Debemos alentar a las iglesias a que encarnen un estilo de vida que esté de acuerdo a los presupuestos bíblicos de una ética del Reino, que busquen la fuerza de Dios para influir en la sociedad, al punto de cooperar con la transformación y trabajar en colaboración con otros actores en la implementación de proyectos sociales viables, inclusivos de mujeres, niños, ancianos, extranjeros y discapacitados, entre otros segmentos excluidos.
En este sentido, celebramos que líderes evangélicos participen en cargos públicos en la vida política de nuestro país, siempre que sigan comportamientos sociales y políticos éticamente compatibles con la extensión del Reino de Dios y que desempeñen sus funciones para servirles a los demás, tal como establece nuestro Señor en las Escrituras: “Sabéis que los gobernantes de las naciones se enseñorean de ellas, y los grandes ejercen sobre ellas potestad. Mas entre vosotros nos será así, sino que el que quiera hacerse grande entre vosotros será vuestro servidor” (Mateo 20: 25-26)
Las iglesias no son, ni serán nunca, mercancía en oferta en el mercado electoral. Las iglesias colaboran con todos en la búsqueda del bien común, pero tienen el suficiente discernimiento para darle al César lo que es del César y a Dios lo que es de Dios.

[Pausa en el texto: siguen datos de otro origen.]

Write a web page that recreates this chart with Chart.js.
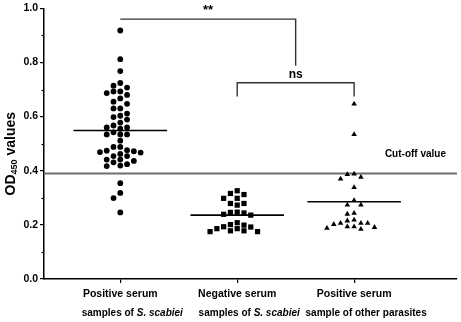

Las iglesias cristianas están insertadas dentro del orden social establecido, pero no son servirles de los poderes temporales, ya que su misión es inculcarle a la sociedad en general los valores relativos al amor, el servicio y al bien común.
No es compatible, ni mucho menos entendible, que se quiera utilizar la fuerza social y numérica de las iglesias evangélicas para identificarlas con proyectos de partidos políticos. Como Iglesia tenemos que continuar desarrollando un juicio crítico y levantando una voz profética contra los desmanes y los desafueros de los poderosos, enfatizando siempre que el lugar de influencia de las iglesias no es el trono en el palacio de Caifás, sino en las aldeas de Galilea, donde están los más pobres.